Albers scores Estoril DTM win
Christijan Albers scored his first victory of the 2004 DTM Championship at Estoril in Portugal on Sunday. The Dutchman scooped the honours after a sensational pass on Mattias Ekstrom and Gary Paffett to take the lead, then mounted a strenuous defence of his position to the finish
Ekstrom (Audi) made a perfect start from pole position to lead Paffett (Mercedes). Tom Kristensen (Audi) passed Opel's Timo Scheider for third at the first corner, but was shuffled wide on the exit and dropped to fifth, behind Albers, who started sixth.
Paffett was right on Ekstrom's tail when Mattias made his first pitstop. Paffett pitted a lap later, and rejoined just ahead of Ekstrom, who had been held up by a year-old Mercedes on his out lap. Ekstrom went immediately on the attack, and muscled his way past Paffett to retake the lead at Turn 3. All this allowed Albers to close right up.
Ekstrom once again got bottled up behind a year-old Merc, that of Stefan Mucke, who slowed him at the final corner before diving off into the pits. Paffett was now right on Ekstrom's tail, but Albers had been able to carry more speed onto the straight than both of them.
As Ekstrom defended from Paffett at Turn 1, Albers ambushed them by lunging to the outside and braking on the clean part of the track. Thanks to his extra momentum, he passed them both in a quite brilliant move, although Ekstrom was reasonably polite on the exit to give him racing room.
Paffett went straight on at Turn 1, his left-front tyre having come off its rim. The Hockenheim winner would finish a dejected 13th after making an extra pitstop.
Albers managed to establish a 1sec lead over Ekstrom when Mattias dived for the pits for his second stop.

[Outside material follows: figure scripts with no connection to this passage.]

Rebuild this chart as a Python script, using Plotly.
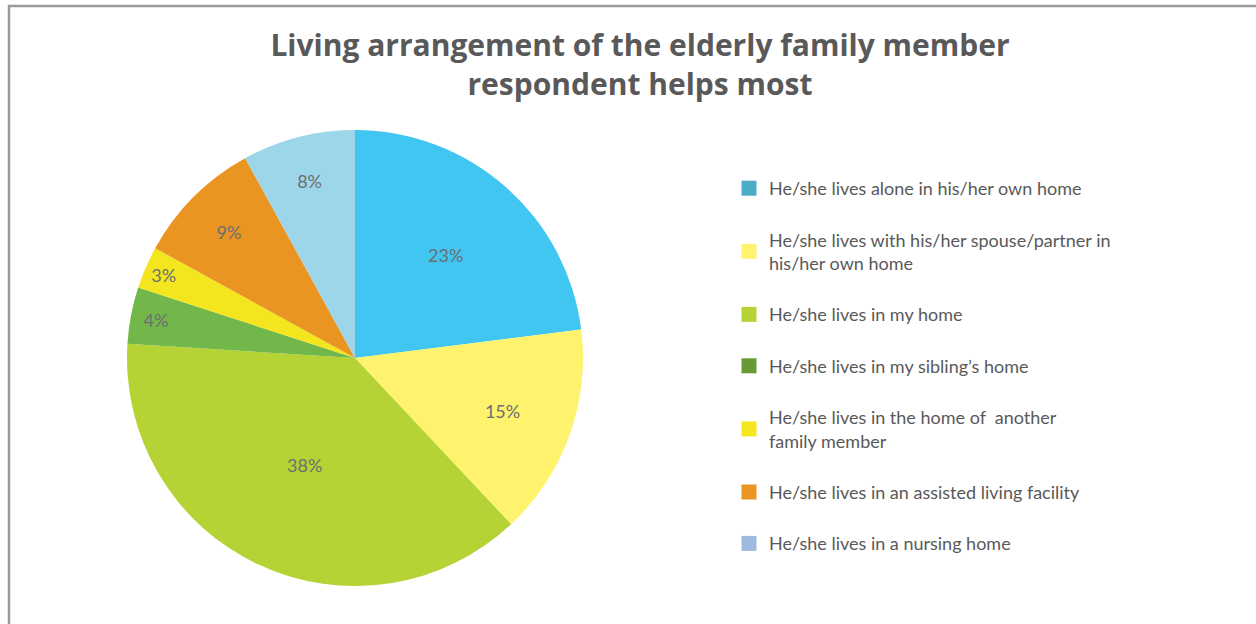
import plotly.graph_objects as go

# Living arrangement shares (percent of respondents)
categories = [
    "He/she lives alone in his/her own home",
    "He/she lives with his/her spouse/partner in his/her own home",
    "He/she lives in my home",
    "He/she lives in my sibling\u2019s home",
    "He/she lives in the home of  another family member",
    "He/she lives in an assisted living facility",
    "He/she lives in a nursing home",
]
shares = [23, 15, 38, 4, 3, 9, 8]

legend_labels = [
    "He/she lives alone in his/her own home",
    "He/she lives with his/her spouse/partner in<br>his/her own home",
    "He/she lives in my home",
    "He/she lives in my sibling\u2019s home",
    "He/she lives in the home of  another<br>family member",
    "He/she lives in an assisted living facility",
    "He/she lives in a nursing home",
]

slice_colors = ["#41C6F2", "#FFF36E", "#B5D334", "#72B74A", "#F4E61E", "#EA9522", "#9CD6E8"]
legend_colors = ["#4BACC6", "#FFF26E", "#B5D334", "#679A35", "#F5E61E", "#EA9522", "#9DB9DE"]

W, H = 1256, 624
TEXT_GREY = "#6D6E71"

fig = go.Figure()

fig.add_trace(go.Pie(
    labels=categories,
    values=shares,
    sort=False,
    direction="clockwise",
    rotation=0,
    marker=dict(colors=slice_colors, line=dict(width=0)),
    texttemplate="%{value}%",
    textposition="inside",
    insidetextorientation="horizontal",
    textfont=dict(family="Lato", size=18, color=TEXT_GREY),
    hoverinfo="skip",
    showlegend=False,
    domain=dict(x=[127 / W, 583 / W], y=[1 - 586 / H, 1 - 130 / H]),
))

# Legend entries drawn as empty marker traces so the swatches carry their own colours
for name, col in zip(legend_labels, legend_colors):
    fig.add_trace(go.Scatter(
        x=[None], y=[None], mode="markers", name=name, legendgroup=name,
        marker=dict(symbol="square", size=15, color=col),
        hoverinfo="skip",
    ))

fig.update_layout(
    width=W, height=H,
    margin=dict(l=0, r=0, t=0, b=0),
    paper_bgcolor="white",
    plot_bgcolor="white",
    xaxis=dict(visible=False),
    yaxis=dict(visible=False),
    title=dict(
        text="Living arrangement of the elderly family member<br>respondent helps most",
        x=640 / W, xanchor="center",
        y=1 - 56 / H, yanchor="top",
        font=dict(family="Open Sans", size=30, color="#595959", weight="bold"),
    ),
    legend=dict(
        x=729 / W, xanchor="left",
        y=1 - 170 / H, yanchor="top",
        font=dict(family="Lato", size=18, color="#595959"),
        tracegroupgap=25,
        bgcolor="rgba(0,0,0,0)",
    ),
    shapes=[
        dict(type="line", xref="paper", yref="paper", x0=8 / W, x1=1, y0=1 - 6 / H, y1=1 - 6 / H,
             line=dict(color="#9A9A9E", width=2.5)),
        dict(type="line", xref="paper", yref="paper", x0=9 / W, x1=9 / W, y0=0, y1=1 - 5 / H,
             line=dict(color="#9A9A9E", width=2.5)),
    ],
)

fig.write_html("out.html")
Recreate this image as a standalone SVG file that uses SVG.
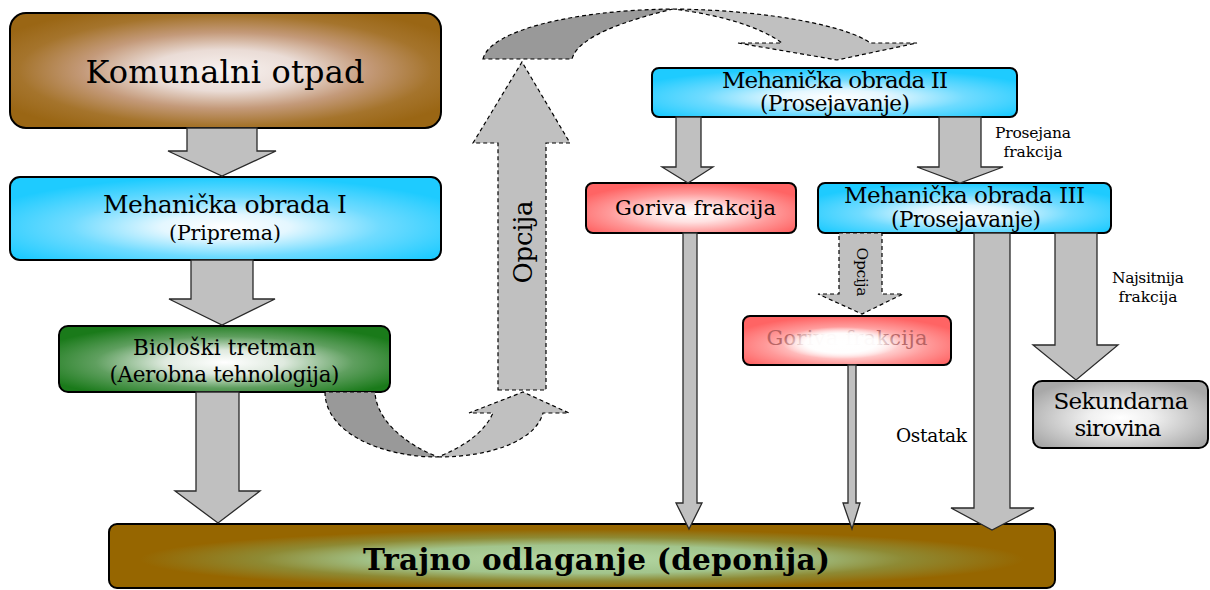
<svg xmlns="http://www.w3.org/2000/svg" width="1210" height="590" viewBox="0 0 1210 590">
<defs>
<radialGradient id="gKom" cx="0.5" cy="0.5" r="0.6">
<stop offset="0" stop-color="#f8f2f0"/><stop offset="0.3" stop-color="#eadcd6"/><stop offset="0.55" stop-color="#c49a7a"/><stop offset="0.8" stop-color="#a5742c"/><stop offset="1" stop-color="#9a6614"/>
</radialGradient>
<radialGradient id="gCyan" cx="0.5" cy="0.6" r="0.6">
<stop offset="0" stop-color="#ffffff"/><stop offset="0.25" stop-color="#e4f7ff"/><stop offset="0.6" stop-color="#6fdbff"/><stop offset="1" stop-color="#1ecbff"/>
</radialGradient>
<radialGradient id="gGreen" cx="0.5" cy="0.55" r="0.6">
<stop offset="0" stop-color="#ffffff"/><stop offset="0.3" stop-color="#dfeadf"/><stop offset="0.65" stop-color="#5f9f5f"/><stop offset="1" stop-color="#1a7a1a"/>
</radialGradient>
<radialGradient id="gRed" cx="0.5" cy="0.6" r="0.6">
<stop offset="0" stop-color="#ffffff"/><stop offset="0.3" stop-color="#ffe2e2"/><stop offset="0.65" stop-color="#ff9a9a"/><stop offset="1" stop-color="#ff6464"/>
</radialGradient>
<radialGradient id="gGrey" cx="0.5" cy="0.55" r="0.6">
<stop offset="0" stop-color="#ffffff"/><stop offset="0.3" stop-color="#f0f0f0"/><stop offset="0.65" stop-color="#cccccc"/><stop offset="1" stop-color="#a8a8a8"/>
</radialGradient>
<radialGradient id="gTrajno" cx="0.5" cy="0.55" r="0.55">
<stop offset="0" stop-color="#b4d8a4"/><stop offset="0.4" stop-color="#a2c48c"/><stop offset="0.62" stop-color="#8e8a34"/><stop offset="0.85" stop-color="#966600"/><stop offset="1" stop-color="#966600"/>
</radialGradient>
<radialGradient id="gGlow" cx="0.5" cy="0.5" r="0.5">
<stop offset="0" stop-color="#ffffff" stop-opacity="1"/><stop offset="0.6" stop-color="#ffffff" stop-opacity="0.95"/><stop offset="1" stop-color="#ffffff" stop-opacity="0"/>
</radialGradient>
</defs>
<style>
.box{stroke:#000;stroke-width:2}
.t{font-family:"DejaVu Serif","Liberation Serif",serif;fill:#000;text-anchor:middle}
.arr{fill:#c0c0c0;stroke:#2a2a2a;stroke-width:1.3;stroke-linejoin:miter}
.dash{fill:#c0c0c0;stroke:#000;stroke-width:1.2;stroke-dasharray:4 3}
.dashd{fill:#999999;stroke:#000;stroke-width:1.2;stroke-dasharray:4 3}
</style>

<g id="node-komunalni">
<rect class="box" x="10" y="13" width="431" height="115" rx="16" fill="url(#gKom)"/>
<text class="t" x="225" y="83" font-size="32" textLength="279">Komunalni otpad</text>
</g>
<g id="node-meh1">
<rect class="box" x="10" y="177" width="431" height="83" rx="10" fill="url(#gCyan)"/>
<text class="t" x="225" y="213" font-size="25" textLength="244">Mehanička obrada I</text>
<text class="t" x="225" y="240" font-size="20.5" textLength="112">(Priprema)</text>
</g>
<g id="node-bio">
<rect class="box" x="59" y="326" width="331" height="66" rx="9" fill="url(#gGreen)"/>
<text class="t" x="224.5" y="355" font-size="21.5" textLength="183">Biološki tretman</text>
<text class="t" x="224.5" y="382" font-size="21.5" textLength="230">(Aerobna tehnologija)</text>
</g>
<g id="node-meh2">
<rect class="box" x="652" y="68" width="365" height="49" rx="7" fill="url(#gCyan)"/>
<text class="t" x="835" y="88" font-size="23" textLength="226">Mehanička obrada II</text>
<text class="t" x="835" y="111" font-size="21.5" textLength="150">(Prosejavanje)</text>
</g>
<g id="node-goriva1">
<rect class="box" x="586" y="183" width="210" height="50" rx="7" fill="url(#gRed)"/>
<text class="t" x="695.5" y="215" font-size="21" textLength="161">Goriva frakcija</text>
</g>
<g id="node-meh3">
<rect class="box" x="818" y="183" width="293" height="50" rx="7" fill="url(#gCyan)"/>
<text class="t" x="964.5" y="203" font-size="23" textLength="241">Mehanička obrada III</text>
<text class="t" x="966" y="227" font-size="21.5" textLength="150">(Prosejavanje)</text>
</g>
<g id="node-goriva2">
<rect class="box" x="743" y="316" width="208" height="49" rx="7" fill="url(#gRed)"/>
<text class="t" x="847" y="345" font-size="21" textLength="161" style="fill:#a85555" opacity="0.8">Goriva frakcija</text>
<rect x="782" y="327" width="118" height="32" fill="url(#gGlow)"/>
</g>
<g id="node-sekundarna">
<rect class="box" x="1033" y="381" width="175" height="67" rx="9" fill="url(#gGrey)"/>
<text class="t" x="1121" y="409" font-size="23" textLength="135">Sekundarna</text>
<text class="t" x="1118" y="436" font-size="23" textLength="87">sirovina</text>
</g>
<g id="node-trajno">
<rect class="box" x="109" y="524" width="946" height="64" rx="8" fill="url(#gTrajno)"/>
<text class="t" x="596.5" y="570" font-size="29.5" font-weight="bold" textLength="467">Trajno odlaganje (deponija)</text>
</g>

<g id="connectors">
<polygon class="arr" points="187,128 257,128 257,151 276,151 222,176 168,151 187,151"/>
<polygon class="arr" points="191,260 253,260 253,299 275,299 222,325 169,299 191,299"/>
<polygon class="arr" points="196,392 239,392 239,491 260,491 218,523 175,491 196,491"/>
<polygon class="arr" points="676,117 701,117 701,167 713,167 688,183 662,167 676,167"/>
<polygon class="arr" points="939,117 981,117 981,167 1003,167 960,183 917,167 939,167"/>
<polygon class="arr" points="683,233 697,233 697,503 702,503 689,529 676,503 683,503"/>
<polygon class="dash" points="839,233 882,233 882,294 903,294 862,314 818,294 839,294"/>
<polygon class="arr" points="848,365 856,365 856,503 860,503 852,529 843,503 848,503"/>
<polygon class="arr" points="974,233 1010,233 1010,508 1034,508 992,530 951,508 974,508"/>
<polygon class="arr" points="1055,233 1097,233 1097,345 1118,345 1076,380 1033,345 1055,345"/>
<polygon class="dash" points="498,390 546,390 546,143 570,143 522,62 473,143 498,143"/>
<path class="dashd" d="M325,392 C325,432 380,457 438,457 C402,443 376,418 375,392 Z"/>
<path class="dash" d="M438,457 C492,457 536,440 543,413 L569,413 L523,392 L469,413 L493,413 C484,433 463,447 438,457 Z"/>
<path class="dashd" d="M483,59 C490,30 575,10 673,9 C628,20 578,36 572,59 Z"/>
<path class="dash" d="M673,9 C770,10 850,27 870,43 L917,43 L837,60 L738,43 L782,43 C760,27 722,15 673,9 Z"/>
<text class="t" transform="translate(532,242) rotate(-90)" font-size="26" textLength="83">Opcija</text>
<text class="t" transform="translate(857,272) rotate(90)" font-size="15.5" textLength="49">Opcija</text>
<text class="t" x="1033" y="138" font-size="15.5" textLength="76">Prosejana</text>
<text class="t" x="1033" y="157" font-size="15.5" textLength="59">frakcija</text>
<text class="t" x="1148" y="283" font-size="15.5" textLength="72">Najsitnija</text>
<text class="t" x="1148" y="302" font-size="15.5" textLength="59">frakcija</text>
<text class="t" x="931.5" y="442" font-size="18.5" textLength="71">Ostatak</text>
</g>
</svg>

Albers responded by pitting on the next lap, but Ekstrom was right with him when he rejoined. Ekstrom attacked at Turn 3, and then again at Turn 4, where contact was made. They were side-by-side on the following straight, but at the right-hand kink that followed, Albers edged Ekstrom on to the grass and showed no sign of letting him back on to the track.
Forced to lift, Ekstrom had to concede the place. He spent the rest of the race glued to the rear of Albers' car, but despite a last lap shove at the chicane, he couldn't get past.
Scheider looked set for third when his throttle jammed open, fortunately at a relatively slow part of the track. He rejoined in sixth, promoting Martin Tomczyk (Audi) to third, ahead of Tom Kristensen (Audi) and a surprisingly low-key Bernd Schneider (Mercedes). Jean Alesi finished seventh, ahead of Laurent Aiello (Opel), who survived a Turn 2 spin.